Если б они были, через два года Энис уже смог бы лечить все папины ссадины, мамин кашель зимой и ещё свои дурацкие синяки. А ещё не пришлось бы жить в пансионе. Правда, кажется, всех малолетних отмеченных забирают в храм, где придётся торчать аж до совершеннолетия, но родителям зато дают откуп. А ещё никто не стал бы обижать их, наверное, будь Энис отмеченным.

У него нет знаков. Поэтому он не может помочь папе. И у них нет больше денег на то, чтоб обратиться к отмеченному – здесь, в Темпете, это стоит куда дороже. Всех лекарей зазывают из Тарис, а кто поедет в другую страну, если оно того не стоит? Разве только те, кто не может оставаться в своей, вот как папа.

– Всё хорошо, – коротко и немного ворчливо, явно желая закрыть тему, отвечает он.

Небрежно треплет по голове, как глупого щенка.
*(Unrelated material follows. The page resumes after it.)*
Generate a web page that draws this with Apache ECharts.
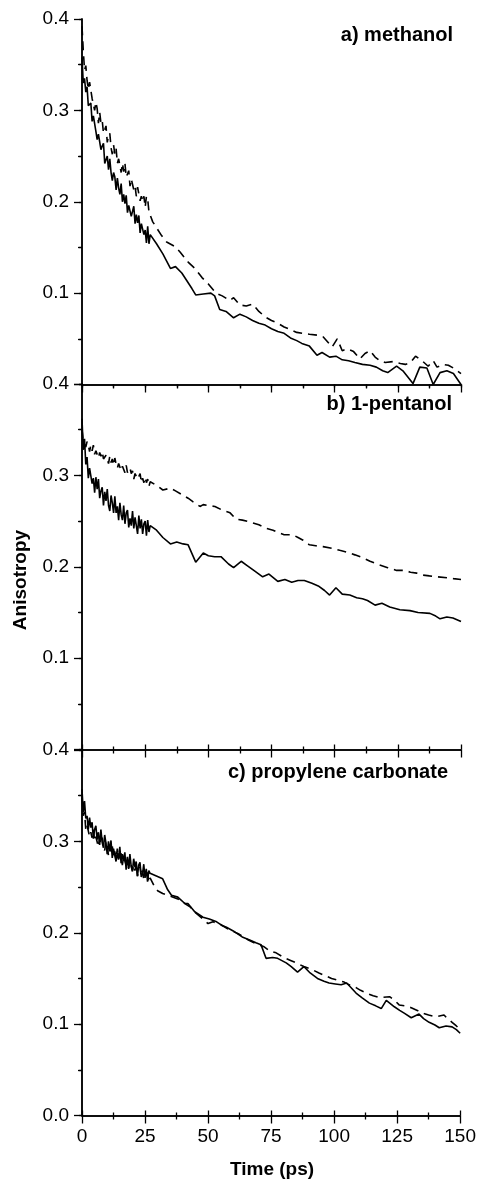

Шаги мамы наконец достигают вершины лестницы, снова скрипит дверь, закрываясь.

– Как доехали? – спрашивает папа больше у мамы, чем у Эниса.

Она пожимает плечами, проходя мимо.

– Зной страшный, а ведь только начало лета.

Отчего-то неуютно, как посреди поля перед грозой, хотя Энис пока не видит никаких её явных предвестий.